Camtek described its China business as healthy but cautioned that the extraordinary double-digit growth seen last year is unlikely to repeat, suggesting a more normalized trajectory ahead. Local Chinese competitors are also becoming more aggressive at the lower end of the market, exerting pricing and competitive pressure and making product differentiation increasingly important.

Timing Risks Around Multi-Year HBM Orders

The more than $260 million in HBM-related orders and forecasts provide substantial visibility for 2026 and 2027, but management stressed that timing remains an execution risk. Changes in delivery schedules or customer ramp plans could shift revenue recognition between years, potentially creating volatility in quarterly numbers despite a strong overall demand backdrop.

Inventory to Climb as Growth Ramps

Inventory was optimized to $116.7 million at quarter end, but Camtek expects these levels to rise as it prepares for anticipated strong growth in HBM and AI platforms.
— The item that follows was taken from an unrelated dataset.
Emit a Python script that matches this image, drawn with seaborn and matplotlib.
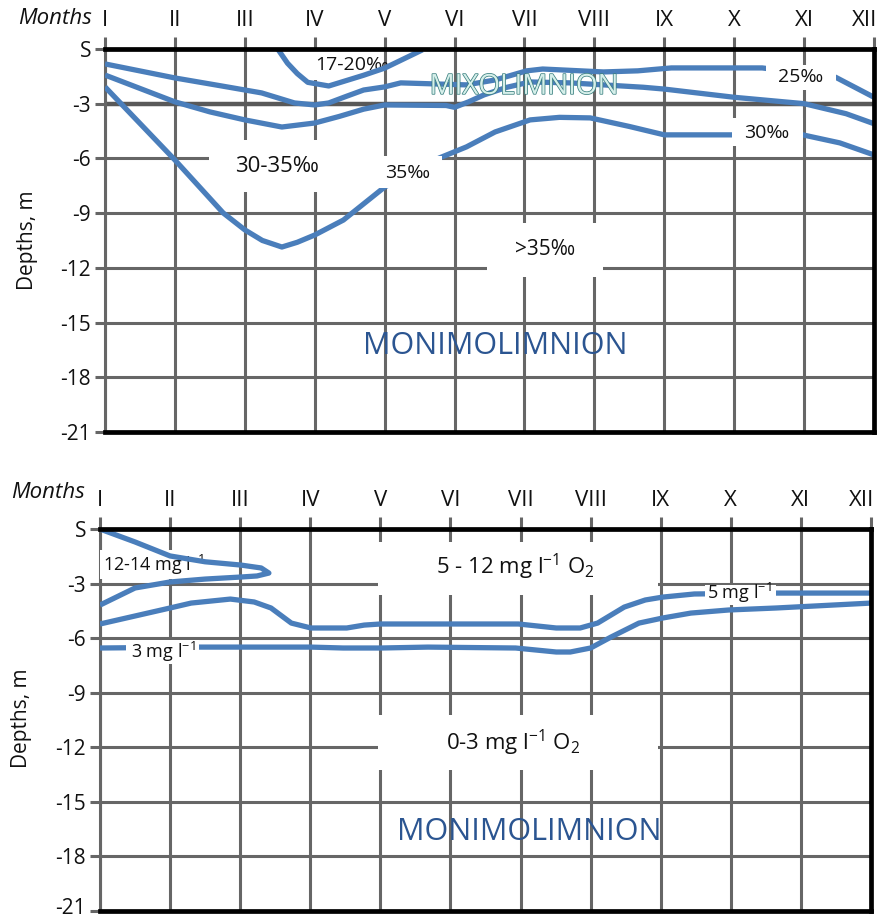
import numpy as np
import pandas as pd
import matplotlib
matplotlib.use("Agg")
import matplotlib.pyplot as plt
import matplotlib.patheffects as pe
import matplotlib.transforms as mtransforms
from matplotlib.patches import Rectangle
import seaborn as sns

# ---------------- data ----------------
months = ["I", "II", "III", "IV", "V", "VI", "VII", "VIII", "IX", "X", "XI", "XII"]
month_pos = list(range(1, 13))
depth_ticks = [0, -3, -6, -9, -12, -15, -18, -21]
depth_labels = ["S", "-3", "-6", "-9", "-12", "-15", "-18", "-21"]

# Salinity isolines (top panel): month position, depth (m)
sal_17_20_m = [3.47, 3.61, 3.75, 3.9, 4.2, 4.7, 5.0, 5.54]
sal_17_20_d = [0.0, -0.78, -1.35, -1.83, -2.03, -1.44, -1.05, -0.05]

sal_25_m = [1, 2, 2.7, 3.24, 3.71, 4, 4.2, 4.45, 4.7, 5, 5.23, 6.17, 6.58, 7.03, 7.26, 8.13,
            8.62, 9.1, 10.4, 11.45, 12]
sal_25_d = [-0.82, -1.59, -2.05, -2.41, -2.96, -3.07, -2.96, -2.6, -2.25, -2.08, -1.86, -1.97,
            -1.7, -1.2, -1.1, -1.26, -1.2, -1.04, -1.04, -1.55, -2.65]

sal_30_m = [1, 2, 2.5, 3, 3.53, 4, 4.35, 4.7, 5, 5.88, 6.0, 6.2, 6.42, 6.75, 7.08, 7.65, 8.7, 9,
            10, 11, 11.6, 12]
sal_30_d = [-1.43, -2.9, -3.45, -3.89, -4.28, -4.06, -3.7, -3.3, -3.07, -3.1, -3.2, -2.9, -2.52,
            -2.1, -1.81, -1.86, -2.1, -2.2, -2.65, -3.0, -3.55, -4.1]

sal_35_m = [1, 2, 2.69, 3, 3.25, 3.53, 3.75, 4, 4.41, 5, 5.78, 6.17, 6.58, 7.08, 7.5, 7.94, 8.5,
            9, 9.97, 10.98, 11.51, 12]
sal_35_d = [-2.08, -6.09, -8.99, -9.92, -10.5, -10.86, -10.6, -10.2, -9.38, -7.57, -5.98, -5.37,
            -4.55, -3.89, -3.75, -3.78, -4.25, -4.71, -4.71, -4.71, -5.15, -5.81]

# Oxygen isolines (bottom panel)
oxy_12_m = [1, 1.5, 2, 2.5, 3.01, 3.3, 3.41, 3.24, 3.0, 2.5, 2, 1.5, 1]
oxy_12_d = [0.0, -0.71, -1.48, -1.8, -1.98, -2.14, -2.42, -2.58, -2.64, -2.75, -2.91, -3.24, -4.18]

oxy_5_m = [1, 2, 2.3, 2.86, 3.2, 3.44, 3.73, 4.01, 4.52, 4.77, 5, 5.68, 6.97, 7.51, 7.85, 8.1,
           8.48, 8.78, 9.03, 9.48, 10.65, 12]
oxy_5_d = [-5.22, -4.34, -4.07, -3.85, -4.01, -4.34, -5.17, -5.44, -5.44, -5.28, -5.22, -5.22,
           -5.22, -5.44, -5.44, -5.17, -4.29, -3.9, -3.74, -3.57, -3.52, -3.52]

oxy_3_m = [1, 2.41, 4.01, 4.47, 5.01, 5.68, 6.93, 7.51, 7.71, 8, 8.29, 8.69, 9.03, 9.43, 9.97,
           10.65, 12]
oxy_3_d = [-6.54, -6.49, -6.49, -6.54, -6.54, -6.49, -6.54, -6.76, -6.76, -6.54, -5.94, -5.17,
           -4.89, -4.62, -4.45, -4.34, -4.07]

# ---------------- style ----------------
BLUE = "#4a7ebb"
GRID = "#666666"
DARK_BLUE = "#2b5591"

sns.set_theme(style="white")
plt.rcParams["font.family"] = ["Open Sans", "DejaVu Sans"]
plt.rcParams["mathtext.fontset"] = "custom"
plt.rcParams["mathtext.rm"] = "Open Sans"
plt.rcParams["mathtext.it"] = "Open Sans:italic"


def curves_frame(pairs):
    rows = []
    for name, (m, d) in pairs.items():
        for i, (mm, dd) in enumerate(zip(m, d)):
            rows.append({"curve": name, "order": i, "month": mm, "depth": dd})
    return pd.DataFrame(rows)


def shift(label, dx_px, dy_px, fig):
    label.set_transform(label.get_transform() +
                        mtransforms.ScaledTranslation(dx_px / 100, dy_px / 100,
                                                      fig.dpi_scale_trans))


def style_axes(ax, lift_bottom=0):
    ax.set_xlim(1, 12)
    ax.set_ylim(-21, 0)
    ax.set_xticks(month_pos)
    ax.set_xticklabels(months)
    ax.set_yticks(depth_ticks)
    ax.set_yticklabels(depth_labels)
    ax.xaxis.tick_top()
    ax.tick_params(axis="x", top=True, bottom=False, length=9, width=2.2, color=GRID,
                   labelsize=16, pad=4, labelcolor="#111111")
    ax.tick_params(axis="y", left=True, length=7, width=2.2, color=GRID,
                   labelsize=15, pad=3, labelcolor="#111111")
    ax.grid(True, color=GRID, lw=2.2)
    ax.set_axisbelow(True)
    for s in ["top", "bottom", "right"]:
        ax.spines[s].set_color("black")
        ax.spines[s].set_linewidth(3.4)
    ax.spines["left"].set_color(GRID)
    ax.spines["left"].set_linewidth(2.2)
    ax.spines["left"].set_zorder(0.6)
    ax.set_xlabel("")
    ax.set_ylabel("")
    # keep the last month label inside the picture
    last = ax.get_xticklabels()[-1]
    last.set_horizontalalignment("right")
    shift(last, 3, 0, ax.figure)
    if lift_bottom:
        shift(ax.get_yticklabels()[-1], 0, lift_bottom, ax.figure)


def box_label(ax, x, y, text, box, z, size, color="#111111"):
    x0, x1, ya, yb = box
    lo, hi = min(ya, yb), max(ya, yb)
    ax.add_patch(Rectangle((x0, lo), x1 - x0, hi - lo, facecolor="white",
                           edgecolor="none", zorder=z))
    ax.text(x, y, text, ha="center", va="center", fontsize=size, color=color,
            zorder=z + 0.1)


fig = plt.figure(figsize=(8.81, 9.22), dpi=100)
ax1 = fig.add_axes([0.1192, 0.5315, 0.8729, 0.4154])
ax2 = fig.add_axes([0.1135, 0.0119, 0.8751, 0.4143])

line_kw = dict(x="month", y="depth", units="curve", estimator=None, sort=False,
               color=BLUE, lw=3.8, zorder=2, legend=False,
               solid_joinstyle="round", solid_capstyle="butt")

# ---------------- top panel: salinity ----------------
top_df = curves_frame({"17-20": (sal_17_20_m, sal_17_20_d),
                       "25": (sal_25_m, sal_25_d),
                       "30": (sal_30_m, sal_30_d),
                       "35": (sal_35_m, sal_35_d)})
sns.lineplot(data=top_df, ax=ax1, **line_kw)
style_axes(ax1)
ax1.axhline(-3, color="#595959", lw=3.2, zorder=0.55)

box_label(ax1, 4.53, -0.88, "17-20‰", (3.8, 4.95, -0.1, -1.7), 1.5, 14)
box_label(ax1, 3.46, -6.47, "30-35‰", (2.49, 4.64, -4.99, -7.84), 1.5, 16)
box_label(ax1, 5.33, -6.8, "35‰", (4.64, 5.82, -5.87, -7.62), 3, 14)
box_label(ax1, 7.29, -11.02, ">35‰", (6.47, 8.12, -9.54, -12.5), 1.5, 15)
box_label(ax1, 10.95, -1.54, "25‰", (10.45, 11.45, -0.88, -2.25), 3, 14)
box_label(ax1, 10.47, -4.6, "30‰", (9.97, 10.98, -3.78, -5.32), 3, 14)
ax1.text(7.0, -2.08, "MIXOLIMNION", ha="center", va="center", fontsize=20,
         color="#d6efea", zorder=4,
         path_effects=[pe.withStroke(linewidth=1.1, foreground="#3a8080")])
ax1.text(6.58, -16.3, "MONIMOLIMNION", ha="center", va="center", fontsize=22,
         color=DARK_BLUE, zorder=4)

# ---------------- bottom panel: oxygen ----------------
bot_df = curves_frame({"12-14": (oxy_12_m, oxy_12_d),
                       "5": (oxy_5_m, oxy_5_d),
                       "3": (oxy_3_m, oxy_3_d)})
sns.lineplot(data=bot_df, ax=ax2, **line_kw)
style_axes(ax2, lift_bottom=5)

box_label(ax2, 1.77, -1.98, r"12-14 mg l$^{\mathregular{-1}}$", (1.0, 2.56, -1.15, -2.75), 1.5, 13)
box_label(ax2, 6.93, -2.09, r"5 - 12 mg l$^{\mathregular{-1}}$ O$_{\mathregular{2}}$",
          (4.97, 8.96, -0.71, -3.63), 1.5, 16)
box_label(ax2, 10.12, -3.52, r"5 mg l$^{\mathregular{-1}}$", (9.63, 10.65, -3.1, -4.15), 3, 13)
box_label(ax2, 1.9, -6.76, r"3 mg l$^{\mathregular{-1}}$", (1.375, 2.41, -6.1, -7.42), 3, 13)
box_label(ax2, 6.89, -11.76, r"0-3 mg l$^{\mathregular{-1}}$ O$_{\mathregular{2}}$",
          (4.97, 8.96, -10.2, -13.25), 1.5, 16)
ax2.text(7.12, -16.66, "MONIMOLIMNION", ha="center", va="center", fontsize=22,
         color=DARK_BLUE, zorder=4)

# ---------------- outer texts ----------------
fig.text(55 / 881, 1 - 19 / 922, "Months", ha="center", va="center", fontsize=16,
         style="italic", color="#111111")
fig.text(48 / 881, 1 - 492 / 922, "Months", ha="center", va="center", fontsize=16,
         style="italic", color="#111111")
fig.text(28 / 881, 1 - 240 / 922, "Depths, m", ha="center", va="center", fontsize=15,
         rotation=90, color="#111111")
fig.text(22 / 881, 1 - 718 / 922, "Depths, m", ha="center", va="center", fontsize=15,
         rotation=90, color="#111111")

fig.savefig("out.png", dpi=100, facecolor="white")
This will absorb additional working capital in the near term as the company builds buffer stock and subassemblies to ensure it can ship quickly as large orders materialize.

Guidance Points to H2 Margin Recovery and Market Expansion

Beyond the Q2 revenue outlook, management expects gross margins to improve in the second half and operating margins to trend back toward roughly 30%, indicating confidence in scale benefits and mix. The company is also targeting a total addressable market above $2 billion by 2027, up from around $1.5–1.7 billion today, signaling a belief that AI, HBM, and advanced packaging will structurally expand Camtek’s opportunity set.

Camtek’s earnings call painted a picture of a company leaning hard into the AI and HBM boom, accepting short-term margin and cash-flow pressure in exchange for outsized medium-term growth. With record orders, a massive multi-year HBM contract, and sizable cash reserves, management appears confident it can navigate cost, competition, and timing risks to deliver stronger revenue and profitability in the back half of 2026 and beyond.